Maryland Attorney General Anthony Brown said the reappointment of Council on American-Islamic Relations Maryland Director Zainab Chaudry was due to a procedural matter: The 2023 legislation that created the body had allowed him to appoint commissioners to four-year terms, but it did not give him the power to remove them.

“Upon further review, it was determined that the law establishing the Commission directs the Attorney General to appoint members to a 4-year fixed term but does not provide the Attorney General the authority to remove a Commissioner before the expiration of their term nor the authority to suspend a Commissioner during their term of service,” Brown, a Democrat, said in a press release

Chaudry came under fire from Jewish activists after Jewish Insider revealed that her Facebook posts after the Oct. 7 Hamas attacks in Israel had expressed sympathy for Hamas, compared Israel to Nazi Germany and called Jewish Americans who supported Israel “genocide sympathizers.” Brown said in November that Chaudry’s “social media posts risk disrupting the work and mission of the Commission.” 

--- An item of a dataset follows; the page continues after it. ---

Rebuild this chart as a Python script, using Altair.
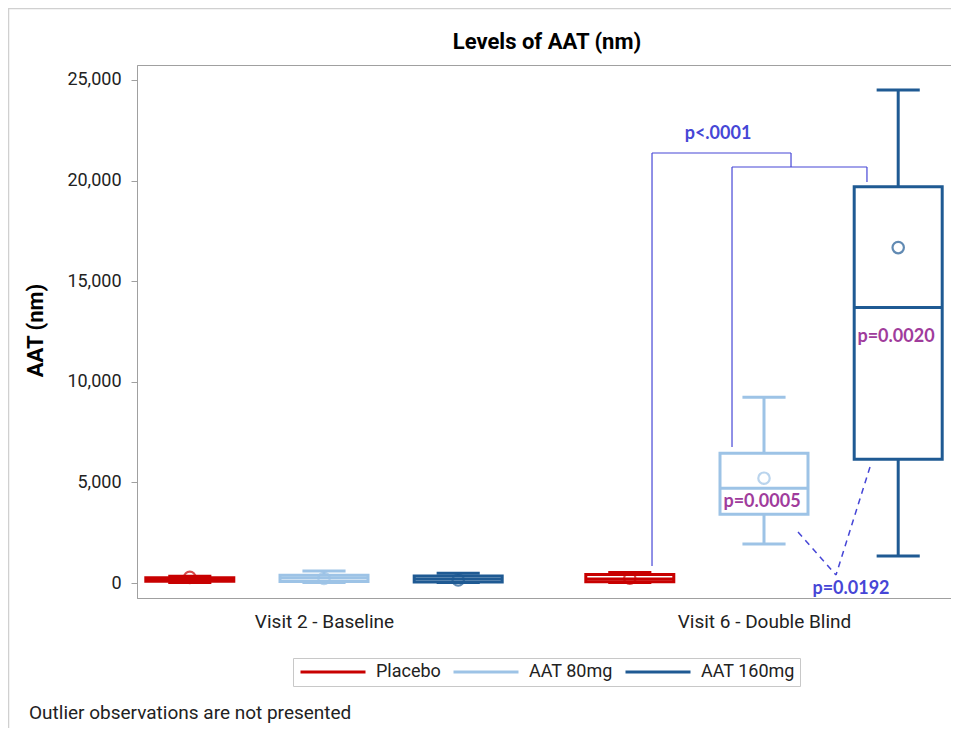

Brown’s statement on Wednesday announcing the end of her suspension from the Commission on Hate Crime Prevention and Response did not mention whether he had discussed the Facebook posts with her, or whether he condemned them. A spokesperson for Brown declined to comment on the content of the posts. 

Chaudry has not apologized for the posts. Speaking to a local TV station days after her temporary suspension was announced, she called the matter “a manufactured controversy that’s designed to distract from the very real atrocities and the horrific violence that’s being inflicted upon Palstinians in Gaza as we speak.” A petition from CAIR demanding Chaudry be reinstated garnered more than 5,500 signatures.

Maryland Del. Joe Vogel, who co-sponsored the legislation creating the commission, on Wednesday pledged to sponsor legislation to give the attorney general authority to remove members for violating a code of conduct, which also must be established. “Until this authority is granted to the attorney general, it is my position that this commission should delay any further meetings,” Vogel said in a statement. 

Jewish activists in the state acknowledged the procedural restrictions but expressed disappointment that Chaudry will remain on the commission.

“While we understand that legal technicalities are tying the attorney general’s hands, it’s incredibly disturbing that someone who has posted such hateful, anti-Jewish things on social media is back on a commission intended to fight hate crimes in Maryland,” Howard Libit, executive director of the Baltimore Jewish Council, told Baltimore TV station WMAR.

A CAIR spokesperson did not respond to a question about whether Chaudry regrets her posts or if she has discussed her commentary with members of the Jewish community.